Geotechnical Modeling

What Is Geotechnical Modeling and Why It Matters

Geotechnical modeling is the process of idealizing ground conditions, material behavior, and loading so that we can analyze how soils and rocks interact with foundations, excavations, slopes, tunnels, and earth structures. The goal is prediction with confidence: credible estimates of deformations, pore pressures, and safety margins that inform better design decisions and construction sequencing. Modern practice spans hand-calculation checks to 3D nonlinear coupled analyses—each appropriate for different risk levels and data availability.

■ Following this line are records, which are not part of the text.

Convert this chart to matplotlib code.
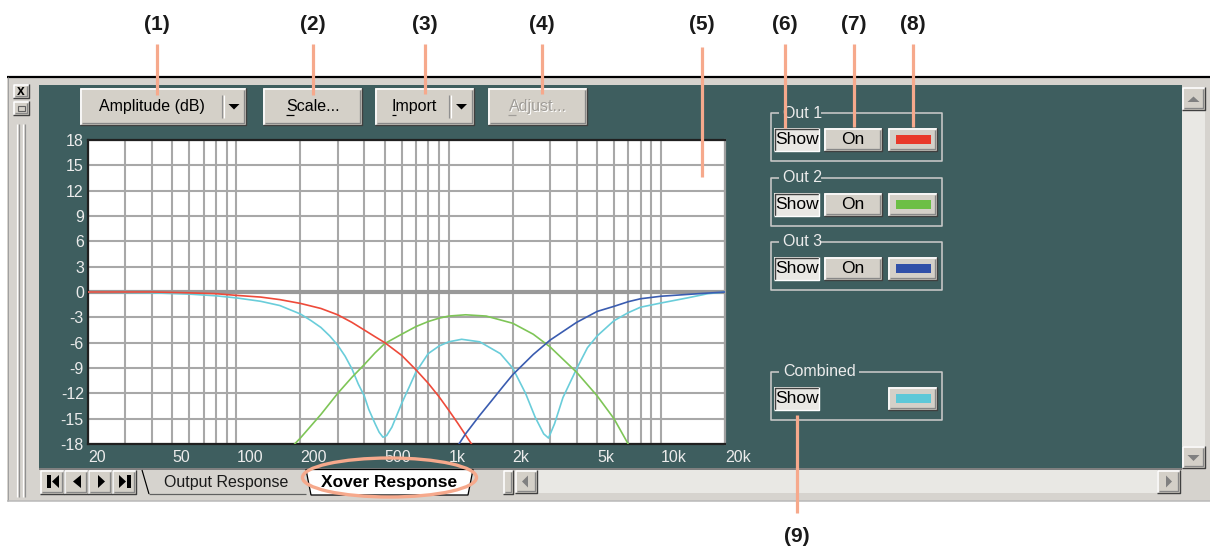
import matplotlib
matplotlib.use("Agg")
import matplotlib.pyplot as plt
from matplotlib.patches import Rectangle, Polygon, Ellipse
from matplotlib.ticker import FixedLocator, LogLocator, NullFormatter

plt.rcParams['font.family'] = ['Liberation Sans', 'DejaVu Sans']

# --- curves (Hz, dB) ---
out1_freq = [20, 40, 60, 80, 100, 130, 160, 200, 250, 300, 350, 400, 450, 500, 600, 700, 800, 900,
             1000, 1100, 1280]
out1_db = [0, 0, -0.1, -0.2, -0.4, -0.6, -0.9, -1.35, -1.95, -2.7, -3.6, -4.5, -5.3, -6.0, -7.5, -9.2,
           -10.8, -12.4, -14.0, -15.5, -18.0]

out2_freq = [188, 200, 250, 300, 350, 400, 450, 500, 600, 700, 800, 900, 1000, 1200, 1500, 2000,
             2500, 3000, 4000, 5000, 6000, 7000]
out2_db = [-18, -17.3, -14.5, -12.0, -10.1, -8.6, -7.2, -6.1, -5.0, -4.1, -3.5, -3.1, -2.85, -2.7,
           -2.85, -3.7, -5.0, -6.5, -9.5, -12.3, -15.0, -18.0]

out3_freq = [1117, 1200, 1400, 1600, 1800, 2000, 2500, 3000, 4000, 5000, 6000, 7000, 8000, 10000,
             15000, 20000]
out3_db = [-18, -16.8, -14.6, -12.8, -11.2, -9.8, -7.4, -5.7, -3.6, -2.3, -1.7, -1.15, -0.8, -0.5,
           -0.2, 0]

comb_freq = [20, 40, 60, 80, 100, 130, 160, 200, 225, 250, 275, 300, 325, 350, 375, 400, 420, 450,
             470, 490, 510, 540, 600, 650, 700, 800, 900, 1000, 1150, 1400, 1750, 2000, 2300, 2550,
             2800, 2950, 3150, 3450, 4000, 4500, 5000, 6000, 7000, 8000, 10000, 13300, 16600, 20000]
comb_db = [0, -0.1, -0.25, -0.45, -0.7, -1.1, -1.6, -2.6, -3.4, -4.2, -5.2, -6.3, -7.6, -9.1, -10.9,
           -12.3, -13.9, -15.6, -16.6, -17.2, -17.0, -16.0, -13.2, -11.3, -9.5, -7.3, -6.4, -5.9,
           -5.6, -5.9, -7.3, -9.0, -12.0, -14.8, -16.8, -17.3, -15.6, -12.5, -9.1, -6.6, -5.2, -3.4,
           -2.45, -1.8, -1.3, -0.7, -0.2, 0]

x_ticks = [20, 50, 100, 200, 500, 1000, 2000, 5000, 10000, 20000]
x_labels = ['20', '50', '100', '200', '500', '1k', '2k', '5k', '10k', '20k']
y_ticks = [-18, -15, -12, -9, -6, -3, 0, 3, 6, 9, 12, 15, 18]

top_buttons = ['Amplitude (dB)', 'Scale...', 'Import', 'Adjust...']
groups = ['Out 1', 'Out 2', 'Out 3', 'Combined']
swatches = ['#e8392a', '#6cbf45', '#3050a8', '#5ec8d8']
callouts = ['(1)', '(2)', '(3)', '(4)', '(5)', '(6)', '(7)', '(8)', '(9)']

W, H = 1210, 552
TEAL = '#3e5e5f'
WIN = '#d6d3ce'
FACE = '#d4d0c8'
TRACK = '#e9e8e4'
SALMON = '#f6a98c'
LBL = '#ececec'

fig = plt.figure(figsize=(12.1, 5.52), dpi=100)
ui = fig.add_axes([0, 0, 1, 1], zorder=0)
ui.set_xlim(0, W)
ui.set_ylim(H, 0)
ui.axis('off')


def box(x0, y0, x1, y1, fc, ax=ui):
    ax.add_patch(Rectangle((x0, y0), x1 - x0, y1 - y0, fc=fc, ec='none'))


def line(xs, ys, c, w=1.0, ax=ui):
    ax.plot(xs, ys, color=c, lw=w * 0.72, solid_capstyle='butt')


def button(x0, y0, x1, y1, fc=FACE, sunken=False):
    box(x0, y0, x1, y1, fc)
    if sunken:
        line([x0 + .5, x0 + .5, x1], [y1, y0 + .5, y0 + .5], '#404040', 1.4)
        line([x0, x1 - .5, x1 - .5], [y1 - .5, y1 - .5, y0], '#ffffff', 1.4)
    else:
        line([x0 + .5, x0 + .5, x1], [y1, y0 + .5, y0 + .5], '#ffffff', 1.6)
        line([x0, x1 - .5, x1 - .5], [y1 - .5, y1 - .5, y0], '#404040', 1.4)
        line([x0 + 1.5, x1 - 2, x1 - 2], [y1 - 2, y1 - 2, y0 + 1.5], '#888888', 1.3)


def tri(pts, c='#000000', ax=ui):
    ax.add_patch(Polygon(pts, closed=True, fc=c, ec='none'))


# --- window frame ---
box(7, 76, W, 501, WIN)
line([7, W], [76.5, 76.5], '#000000', 2.2)
line([7.5, 7.5], [77, 501], '#a0a0a0', 1)
line([7, W], [500.5, 500.5], '#b8b8b8', 1.5)
box(39, 85, 1182, 468, TEAL)

# left strip
button(13, 84, 29, 98)
ui.text(21, 91, 'x', ha='center', va='center', fontsize=10, fontweight='bold')
button(13, 101, 29, 115)
ui.add_patch(Rectangle((17.5, 105.5), 7, 5, fc='none', ec='#606060', lw=0.8))
for gx, gc in [(17, '#ffffff'), (19, '#909090'), (23, '#ffffff'), (25, '#909090')]:
    line([gx, gx], [124, 497], gc, 1.2)

# vertical scrollbar
button(1182, 87, 1205, 110)
tri([(1187.5, 102), (1199.5, 102), (1193.5, 96.5)], '#808080')
box(1182, 110, 1205, 446, TRACK)
button(1182, 446, 1205, 468)
tri([(1187.5, 455), (1199.5, 455), (1193.5, 461)], '#808080')

# horizontal scrollbar
button(503, 470, 513, 494)
button(515, 470, 537, 493)
tri([(528, 475.5), (528, 487.5), (522, 481.5)], '#808080')
box(537, 470, 1157, 493, TRACK)
button(1157, 470, 1180, 493)
tri([(1166, 475.5), (1166, 487.5), (1172, 481.5)], '#808080')

# --- toolbar buttons ---
btn_x = [(80, 246), (263, 362), (375, 474), (488, 587)]
btn_tx = [152, 313, 414, 538]
for (x0, x1), tx, name in zip(btn_x, btn_tx, top_buttons):
    button(x0, 88, x1, 125)
    if name == 'Adjust...':
        ui.text(tx + 1, 107.5, name, ha='center', va='center', fontsize=11.5, color='#ffffff')
        ui.text(tx, 106.5, name, ha='center', va='center', fontsize=11.5, color='#a09d98')
    else:
        ui.text(tx, 106.5, name, ha='center', va='center', fontsize=11.5, color='#000000')
# mnemonic underlines and dropdown parts
line([286, 294], [115, 115], '#000000', 1.2)
line([392, 396], [115, 115], '#000000', 1.2)
line([508, 516], [115, 115], '#a09d98', 1.2)
for sx, ax_ in [(222, 234), (449, 461.5)]:
    line([sx, sx], [95, 118], '#909090', 1.2)
    line([sx + 1.5, sx + 1.5], [95, 118], '#ffffff', 1.2)
    tri([(ax_ - 5.5, 104), (ax_ + 5.5, 104), (ax_, 109.5)])

# --- group boxes on the right ---
grp_top = [113, 178, 242, 372]
grp_lw = [42, 42, 42, 80]
for gi, (gname, gy, lw_, sw) in enumerate(zip(groups, grp_top, grp_lw, swatches)):
    gb = gy + 48
    gl = '#c9c9c9'
    line([779, 770.5, 770.5, 942, 942, 779 + lw_], [gy, gy, gb, gb, gy, gy], gl, 1.6)
    ui.text(783, gy, gname, ha='left', va='center', fontsize=11.5, color=LBL)
    by = gy + 15
    button(774, by, 819, by + 23, fc='#e9e8e4', sunken=True)
    ui.text(796.5, by + 11.5, 'Show', ha='center', va='center', fontsize=12.5, color='#000000')
    if gname != 'Combined':
        button(824, by, 882, by + 23)
        ui.text(853, by + 11.5, 'On', ha='center', va='center', fontsize=12.5, color='#000000')
    button(888, by, 937, by + 23)
    box(896, by + 7, 931, by + 16, sw)

# --- sheet tabs ---
box(39, 468, 1182, 469.5, '#808080')
nav_glyphs = [
    [(52, 481.5), (59, 475), (59, 488)],
    [(73, 481.5), (81, 475), (81, 488)],
    [(105, 481.5), (98, 475), (98, 488)],
    [(126, 481.5), (119, 475), (119, 488)],
]
for i, g in enumerate(nav_glyphs):
    button(40 + 24 * i, 470, 64 + 24 * i, 494)
    tri(g)
box(47, 475, 51, 488, '#000000')
box(127, 475, 131, 488, '#000000')
line([142, 149], [470, 494], '#000000', 1.2)
line([149, 306], [494, 494], '#606060', 1.2)
ui.text(226, 482, 'Output Response', ha='center', va='center', fontsize=11.5, color='#1a1a1a')
ui.add_patch(Polygon([(306, 469.5), (473, 469.5), (468, 495), (311, 495)], closed=True,
                     fc='#ffffff', ec='#000000', lw=0.9))
ui.text(389, 483, 'Xover Response', ha='center', va='center', fontsize=12.5,
        fontweight='bold', color='#000000')

# --- response plot ---
ax = fig.add_axes([88 / W, 1 - 444 / H, 637 / W, 304 / H], zorder=1)
ax.set_facecolor('#ffffff')
ax.set_xscale('log')
ax.set_xlim(20, 20000)
ax.set_ylim(-18, 18)
ax.xaxis.set_major_locator(FixedLocator(x_ticks))
ax.xaxis.set_minor_locator(LogLocator(base=10, subs=[1, 2, 3, 4, 5, 6, 7, 8, 9], numticks=20))
ax.xaxis.set_minor_formatter(NullFormatter())
ax.set_xticklabels(x_labels)
ax.set_yticks(y_ticks)
ax.set_yticklabels([str(v) for v in y_ticks])
ax.tick_params(which='both', length=0, colors=LBL, labelsize=11.5)
ax.tick_params(axis='x', pad=4.5)
ax.tick_params(axis='y', pad=3)
for lab in ax.get_xticklabels():
    lab.set_ha('left')
ax.grid(True, which='both', color='#a8a8a8', lw=1.5)
ax.axhline(0, color='#999999', lw=3.0, zorder=2)
ax.plot(comb_freq, comb_db, color='#6acdda', lw=1.2, zorder=3)
ax.plot(out2_freq, out2_db, color='#7ec557', lw=1.2, zorder=3)
ax.plot(out1_freq, out1_db, color='#ee4a3a', lw=1.2, zorder=3)
ax.plot(out3_freq, out3_db, color='#3a5cb0', lw=1.2, zorder=3)
for side in ['left', 'top', 'bottom']:
    ax.spines[side].set_color('#202020')
    ax.spines[side].set_linewidth(1.6)
ax.spines['right'].set_color('#a0a0a0')
ax.spines['right'].set_linewidth(1.6)

# --- numbered callouts ---
ov = fig.add_axes([0, 0, 1, 1], zorder=2)
ov.set_xlim(0, W)
ov.set_ylim(H, 0)
ov.axis('off')
call_x = [157, 313, 425, 542, 702, 785, 854, 913, 797]
line_top = [44, 44, 44, 44, 47, 44, 44, 44, 415]
line_bot = [95, 95, 94, 94, 177, 128, 127, 127, 513]
label_y = [25, 25, 25, 25, 25, 25, 25, 25, 536]
for cx, t, b, ty, name in zip(call_x, line_top, line_bot, label_y, callouts):
    line([cx, cx], [t, b], SALMON, 3.2, ax=ov)
    ov.text(cx, ty, name, ha='center', va='center', fontsize=15, fontweight='bold',
            color='#1a1a1a')
ov.add_patch(Ellipse((389.5, 477.5), 174, 39, fill=False, ec=SALMON, lw=2.4))

fig.savefig('out.png', dpi=100)
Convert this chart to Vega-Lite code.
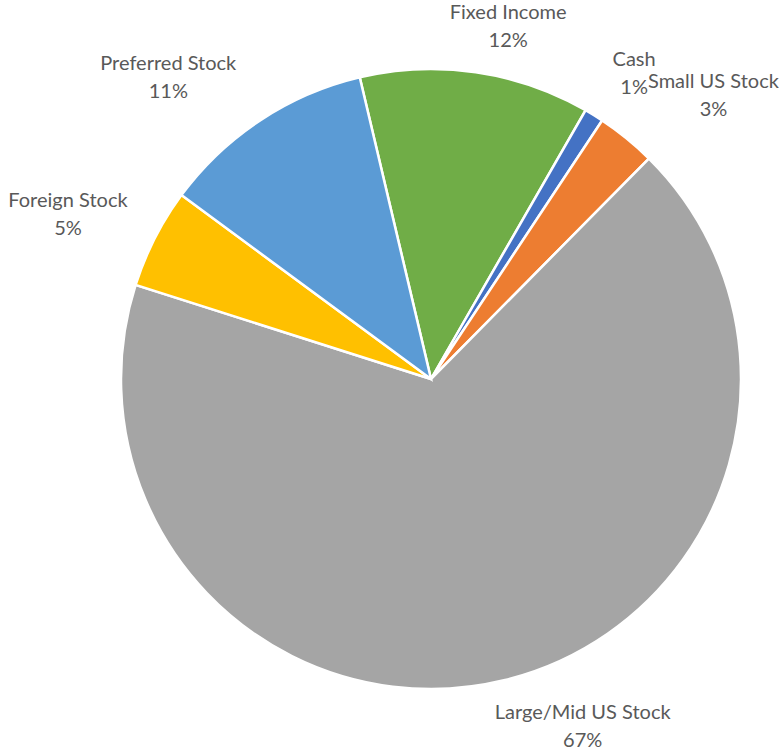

This resource explains the spectrum of modeling approaches, how to choose and calibrate constitutive models, how to couple groundwater flow with mechanical response, and how to build meshes and boundary conditions that don’t contaminate results. You’ll also learn how to manage numerics (stability, convergence), run sensitivity studies, and validate predictions with field monitoring. Throughout, the emphasis is on practical workflows that reduce uncertainty and deliver performance-focused designs.

Right model, right data: fidelity should match project criticality, subsurface variability, and decision impact.

Modeling Approaches: From Hand Methods to 3D Coupled

No single method fits every problem. A tiered approach ensures efficiency and transparency:

Hand/closed-form: Elastic solutions (Boussinesq/Westergaard), bearing and settlement charts, slope stability by limit equilibrium. Ideal for screening, scoping, and back-of-the-envelope checks.
Spring-based substructures: Winkler/Pasternak foundations, p–y / t–z / q–z curves for piles; efficient for structural-soil interaction when calibrated.
2D FEM/FDM: Plane strain or axisymmetric analyses of embankments, retaining walls, tunnels, and deep excavations; supports staged construction and seepage coupling.
3D FEM: Complex geometries (mats, piled rafts, cavern intersections), soil–structure interaction with contact nonlinearity, anisotropy, and spatial variability.
DEM/Hybrid: Discrete element or particle-based methods for coarse granular flow, crushable ballast, or rock block kinematics; often coupled with FEM for system response.

Did you know?

Simple models—when calibrated to local data—often outperform black-box 3D analyses with poorly constrained parameters.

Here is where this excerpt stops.